O terceiro livro da série e último lançado até o momento, Mangás, Animes e a Psicologia 3 dá continuidade às análises de animes e mangás. Recém saído do forno, publicado em 2021 pela Editora Ludens, o livro conta com 13 capítulos explorando aspectos principalmente psicológicos das obras orientais.

Segue abaixo as reflexões propostas no volume:

  • Moral e Ética em Crime e Castigo, de Osamu Tezuka
  • Ghost in the Shell: Identidade e memória
  • Jogadores compulsivos: uma visão analítica sobre Kakegurui
  • A espada e o que ela conta: histórias de Kenshin e Kaoru
  • Imaginário e mito nos animes: reflexões sobre a imagem da espada japonesa em Rurouni Kenshin
  • Sombra, persona e complexo do bode expiatório: análise do protagonista Shoya Ishida
  • Puella Magi Madoka Magica: recapitulação junguiana
  • O luto em Tengen Toppa Gurren Lagann
  • Meu amigo Totoro: um convite ao estudo da psique infantil
  • Aspectos da feminilidade e heteronormatividade em romances yaoi
  • Yuri!!! On Ice
  • Alquimia e transformação em Fullmetal Alchemist: a exploração das potencialidades humanas no personagem Van Hohenheim
  • O desenvolvimento dos irmãos Elric e a integração da sombra

Assim como no segundo volume, o terceiro foi organizado por Ivelise Fortim e Cristiana Rohrs Lembo. Além delas, 16 autores desenvolveram as análises e interpretações das obras selecionadas.
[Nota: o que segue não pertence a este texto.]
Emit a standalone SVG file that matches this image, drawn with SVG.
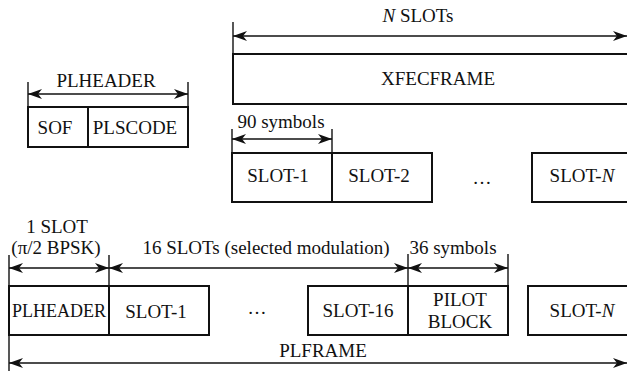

Confira a equipe que deu vida ao livro:

  • Ivelise Fortim
  • Cristiana Rohrs Lembo
  • Amanda Rolim
  • Ana Bárbara N. Mello
  • Anne Aguemi
  • Antonio Carlos dos Santos Gomes
  • Jefferson Luiz Pereira
  • Julia Motta Vale
  • Julio Cesar Santos Araujo
  • Louise de França Monteiro
  • Luiz Ojima Sakuda
  • Luna Pereira Gimenez
  • Marcos Daniel Grassmann Polcino
  • Maria Cristina Moraes Rosa Petroucic
  • Maria Julia Bengel
  • Rafael Augusto Montassier
  • Roxane Pirro
  • Victor Sancassani

Assim como na apresentação de seus dois antecessores, vamos explorar um pouquinho dos pontos que mais me chamaram a atenção.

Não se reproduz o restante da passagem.